Working with many different systems (Windows, Linux, ISO file systems on CD/DVD) I found the "hash" solution a robust one (progammed in reasonable time) to store all pages and files reliably on different media.
The original (official) DumpHTML by Tim appeared not to work on different file systems (it works fine on LINUX servers), when you copy the created dumps between Linux - DVD - Windows, for example, you will quickly encounter problems with non-ASCII page- and image filenames like Umlauts in the "Begrüßungsbox".
Perhaps Tim can be motivated to present a robust solution which fits all needs.
Our users actually find the dumped files via a search engine (which I have no control over) which displays the file name to users as the page title. Our page titles are also all in English which helps. Regardless, I'm not saying you should change everything to suit my edge case. I'm just saying if you implement your hashed solution, make it something that can be turned off via a configuration option so that you can still get today's functionality.
(In reply to comment #11)
> Our users actually find the dumped files via a search engine (which I have no
> control over) which displays the file name to users as the page title. Our
> page titles are also all in English which helps.
The _page _titles are preserved: the "hash" solution does not touch the page titles, <title> tag content is always preserved. Only the last parts of the url (file _name_ parts) are changed - file extensions are also preserved (html, jpg, png, gif, doc and so on)
Does the patch work for anyone?
I tried the current dumpHTML version from svn (30.Nov.2010) and also r47214 with the patch applied but I end up always like this:
* when not applying the patch I have problems with pages with Umlaute in the title, eg "Zuständigkeiten",.everything else seems fine
* when applying the patch, I get "PHP Warning: urldecode() expects parameter 1 to be string, object given in [...]/dumpHTML.inc on line 18" and the dump is completely broken.
I generate the dump on a CentOS 5 with php 5.1.6 and MediaWiki v1.13.2, zipped it and sent it to my Windows 7 / Windows 2003 boxes.
I didn't try the first patch because the revision number seems wrong.
*Bulk BZ Change: +Patch to open bugs with patches attached that are missing the keyword*
DaSch, if you have time to update your patch to work with current trunk, that would be neat.

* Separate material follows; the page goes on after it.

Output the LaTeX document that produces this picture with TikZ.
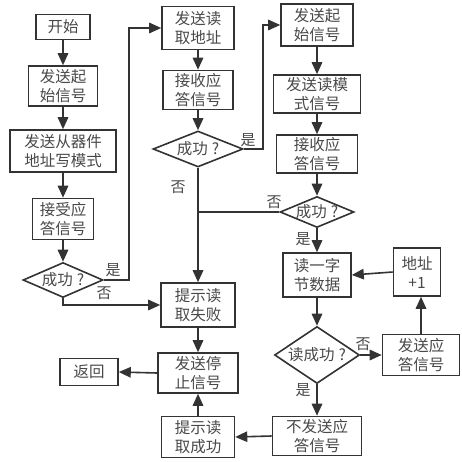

DaSch, I'm sorry for the wait in response! Thank you for the patch.
If this issue is still something that you'd like to follow up on, take a look
at our current codebase and consider updating and submitting your patch
directly into our new Git source control system.
You can do this by getting and using "developer access"
Thanks again, and I apologize for the wait.
The munging strategy can be configured with a new --munge-title argument. I tried not to fix any bugs with this patch ;) so the default munge algorithm should be the same as previous behavior. The "md5" munge uses T. Gries's patch above, and the "windows" munge exposes some inaccessible code from the "getFriendly..." method.
(In reply to comment #17)
> The munging strategy can be configured with a new --munge-title argument. I
> tried not to fix any bugs with this patch ;) so the default munge algorithm
> should be the same as previous behavior. The "md5" munge uses T. Gries's patch
> above, and the "windows" munge exposes some inaccessible code from the
> "getFriendly..." method.
using --munge-title windows or any other options i get this error:
Unexpected non-MediaWiki exception encountered, of type "Exception" exception 'Exception' with message 'no such titlemunger exists: 1' in /dir/w/extensions/DumpHTML/MungeTitle.inc:18 Stack trace:
0 /dir/w/extensions/DumpHTML/dumpHTML.inc(92): MungeTitle->__construct(1)
1 /dir/w/extensions/DumpHTML/dumpHTML.php(132): DumpHTML->__construct(Array)
Thanks for the report! The argument processing should be fixed in r115629.
With git head of dumpHTML and MediaWiki 1.19.2 on and EXT4 filesystem on Ubuntu 12.10, there is some encoding issue that sprinkles 2F (Unicode for forward slash) into my image src URLs and filenames. This is without using the munge parameter as I want to use an existing local image mirror.
sudo /usr/bin/php /var/lib/mediawiki/extensions/DumpHTML/dumpHTML.php -d
results in links like:
With the last commit before the munge parameter everything is fine.
i download dumphtml,with chinese windows os,
php D:\A\extensions\DumpHTML\dumpHTML.php -d d:\wikidump -k monobook --image-snapshot --force-copy --munge-title windows
but images are not in proper folder,
D:\wikidump2\articles\文\件\7E\文件~Jr01.gif.html can open,but can not see picture,
the picture url is D:\wikidump2\images\4\42\Jr01.gif,can not open, then i search Jr01.gif,the result is in the folder D:\wikidump2\images\4\_\4.
what is wrong?
badhot: Could you ask on https://www.mediawiki.org/wiki/Project:Support_desk for support requests? Thanks!
[ASSIGNED status since comment 8 in 2009; obviously not the case. Resetting.]